--- Start of Information provided ---

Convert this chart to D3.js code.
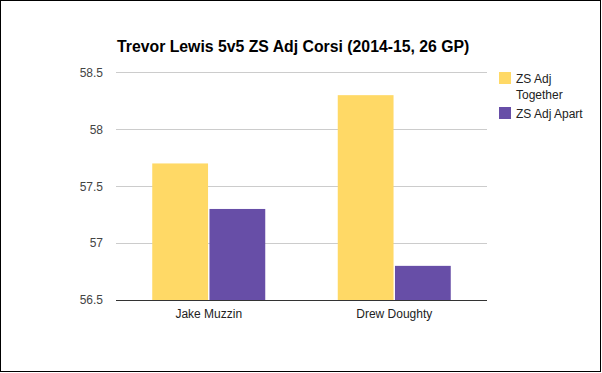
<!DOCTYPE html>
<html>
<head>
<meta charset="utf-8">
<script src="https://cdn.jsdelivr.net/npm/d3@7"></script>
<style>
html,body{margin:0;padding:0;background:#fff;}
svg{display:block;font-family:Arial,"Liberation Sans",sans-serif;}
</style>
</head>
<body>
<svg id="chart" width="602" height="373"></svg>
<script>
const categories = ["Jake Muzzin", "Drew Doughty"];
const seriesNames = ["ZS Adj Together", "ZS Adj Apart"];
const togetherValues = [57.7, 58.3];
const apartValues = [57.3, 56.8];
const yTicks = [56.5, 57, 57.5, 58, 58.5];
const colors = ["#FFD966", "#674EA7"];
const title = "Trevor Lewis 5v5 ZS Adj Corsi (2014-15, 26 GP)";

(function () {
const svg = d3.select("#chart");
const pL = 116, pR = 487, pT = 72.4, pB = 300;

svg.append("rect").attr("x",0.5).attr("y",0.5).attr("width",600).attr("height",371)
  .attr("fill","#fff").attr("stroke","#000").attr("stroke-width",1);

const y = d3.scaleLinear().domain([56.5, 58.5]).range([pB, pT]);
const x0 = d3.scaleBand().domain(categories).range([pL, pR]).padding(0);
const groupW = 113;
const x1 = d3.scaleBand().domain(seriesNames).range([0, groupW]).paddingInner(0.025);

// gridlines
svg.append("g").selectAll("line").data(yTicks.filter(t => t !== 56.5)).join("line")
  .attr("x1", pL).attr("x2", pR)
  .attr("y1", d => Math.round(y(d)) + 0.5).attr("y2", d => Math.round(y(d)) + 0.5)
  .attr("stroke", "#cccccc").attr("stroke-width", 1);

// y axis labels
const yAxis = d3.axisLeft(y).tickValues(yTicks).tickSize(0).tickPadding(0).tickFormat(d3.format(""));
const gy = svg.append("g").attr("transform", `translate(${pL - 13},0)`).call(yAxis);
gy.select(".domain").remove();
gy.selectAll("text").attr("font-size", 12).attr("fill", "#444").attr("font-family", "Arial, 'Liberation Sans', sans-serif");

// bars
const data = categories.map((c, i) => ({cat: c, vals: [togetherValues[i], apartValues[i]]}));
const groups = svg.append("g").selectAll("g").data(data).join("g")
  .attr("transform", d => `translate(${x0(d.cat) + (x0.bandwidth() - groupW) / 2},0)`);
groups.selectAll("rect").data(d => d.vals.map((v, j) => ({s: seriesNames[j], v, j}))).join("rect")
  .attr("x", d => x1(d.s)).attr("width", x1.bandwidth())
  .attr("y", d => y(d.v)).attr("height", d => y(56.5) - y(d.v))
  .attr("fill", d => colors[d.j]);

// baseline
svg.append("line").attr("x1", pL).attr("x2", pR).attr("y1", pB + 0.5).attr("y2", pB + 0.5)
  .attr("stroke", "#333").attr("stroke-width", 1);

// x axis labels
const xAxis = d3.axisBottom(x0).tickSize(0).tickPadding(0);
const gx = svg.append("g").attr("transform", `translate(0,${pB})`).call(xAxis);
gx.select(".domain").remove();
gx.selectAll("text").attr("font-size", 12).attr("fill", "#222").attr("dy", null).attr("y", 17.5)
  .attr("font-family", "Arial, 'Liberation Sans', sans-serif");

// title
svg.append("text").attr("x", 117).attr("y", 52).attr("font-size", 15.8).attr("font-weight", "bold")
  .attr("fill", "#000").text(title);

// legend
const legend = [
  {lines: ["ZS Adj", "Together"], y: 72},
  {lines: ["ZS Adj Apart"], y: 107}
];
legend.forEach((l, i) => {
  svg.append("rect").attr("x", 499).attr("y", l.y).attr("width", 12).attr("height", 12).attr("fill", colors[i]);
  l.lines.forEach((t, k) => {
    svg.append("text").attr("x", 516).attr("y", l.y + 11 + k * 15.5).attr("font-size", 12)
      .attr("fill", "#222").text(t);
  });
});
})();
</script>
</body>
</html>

--- End of Information provided ---

What to work on. Copy the whole listing above word for word but do not carry over the pictures.

Exercise result.
Convert this chart to D3.js code.
<!DOCTYPE html>
<html>
<head>
<meta charset="utf-8">
<script src="https://cdn.jsdelivr.net/npm/d3@7"></script>
<style>
html,body{margin:0;padding:0;background:#fff;}
svg{display:block;font-family:Arial,"Liberation Sans",sans-serif;}
</style>
</head>
<body>
<svg id="chart" width="602" height="373"></svg>
<script>
const categories = ["Jake Muzzin", "Drew Doughty"];
const seriesNames = ["ZS Adj Together", "ZS Adj Apart"];
const togetherValues = [57.7, 58.3];
const apartValues = [57.3, 56.8];
const yTicks = [56.5, 57, 57.5, 58, 58.5];
const colors = ["#FFD966", "#674EA7"];
const title = "Trevor Lewis 5v5 ZS Adj Corsi (2014-15, 26 GP)";

(function () {
const svg = d3.select("#chart");
const pL = 116, pR = 487, pT = 72.4, pB = 300;

svg.append("rect").attr("x",0.5).attr("y",0.5).attr("width",600).attr("height",371)
  .attr("fill","#fff").attr("stroke","#000").attr("stroke-width",1);

const y = d3.scaleLinear().domain([56.5, 58.5]).range([pB, pT]);
const x0 = d3.scaleBand().domain(categories).range([pL, pR]).padding(0);
const groupW = 113;
const x1 = d3.scaleBand().domain(seriesNames).range([0, groupW]).paddingInner(0.025);

// gridlines
svg.append("g").selectAll("line").data(yTicks.filter(t => t !== 56.5)).join("line")
  .attr("x1", pL).attr("x2", pR)
  .attr("y1", d => Math.round(y(d)) + 0.5).attr("y2", d => Math.round(y(d)) + 0.5)
  .attr("stroke", "#cccccc").attr("stroke-width", 1);

// y axis labels
const yAxis = d3.axisLeft(y).tickValues(yTicks).tickSize(0).tickPadding(0).tickFormat(d3.format(""));
const gy = svg.append("g").attr("transform", `translate(${pL - 13},0)`).call(yAxis);
gy.select(".domain").remove();
gy.selectAll("text").attr("font-size", 12).attr("fill", "#444").attr("font-family", "Arial, 'Liberation Sans', sans-serif");

// bars
const data = categories.map((c, i) => ({cat: c, vals: [togetherValues[i], apartValues[i]]}));
const groups = svg.append("g").selectAll("g").data(data).join("g")
  .attr("transform", d => `translate(${x0(d.cat) + (x0.bandwidth() - groupW) / 2},0)`);
groups.selectAll("rect").data(d => d.vals.map((v, j) => ({s: seriesNames[j], v, j}))).join("rect")
  .attr("x", d => x1(d.s)).attr("width", x1.bandwidth())
  .attr("y", d => y(d.v)).attr("height", d => y(56.5) - y(d.v))
  .attr("fill", d => colors[d.j]);

// baseline
svg.append("line").attr("x1", pL).attr("x2", pR).attr("y1", pB + 0.5).attr("y2", pB + 0.5)
  .attr("stroke", "#333").attr("stroke-width", 1);

// x axis labels
const xAxis = d3.axisBottom(x0).tickSize(0).tickPadding(0);
const gx = svg.append("g").attr("transform", `translate(0,${pB})`).call(xAxis);
gx.select(".domain").remove();
gx.selectAll("text").attr("font-size", 12).attr("fill", "#222").attr("dy", null).attr("y", 17.5)
  .attr("font-family", "Arial, 'Liberation Sans', sans-serif");

// title
svg.append("text").attr("x", 117).attr("y", 52).attr("font-size", 15.8).attr("font-weight", "bold")
  .attr("fill", "#000").text(title);

// legend
const legend = [
  {lines: ["ZS Adj", "Together"], y: 72},
  {lines: ["ZS Adj Apart"], y: 107}
];
legend.forEach((l, i) => {
  svg.append("rect").attr("x", 499).attr("y", l.y).attr("width", 12).attr("height", 12).attr("fill", colors[i]);
  l.lines.forEach((t, k) => {
    svg.append("text").attr("x", 516).attr("y", l.y + 11 + k * 15.5).attr("font-size", 12)
      .attr("fill", "#222").text(t);
  });
});
})();
</script>
</body>
</html>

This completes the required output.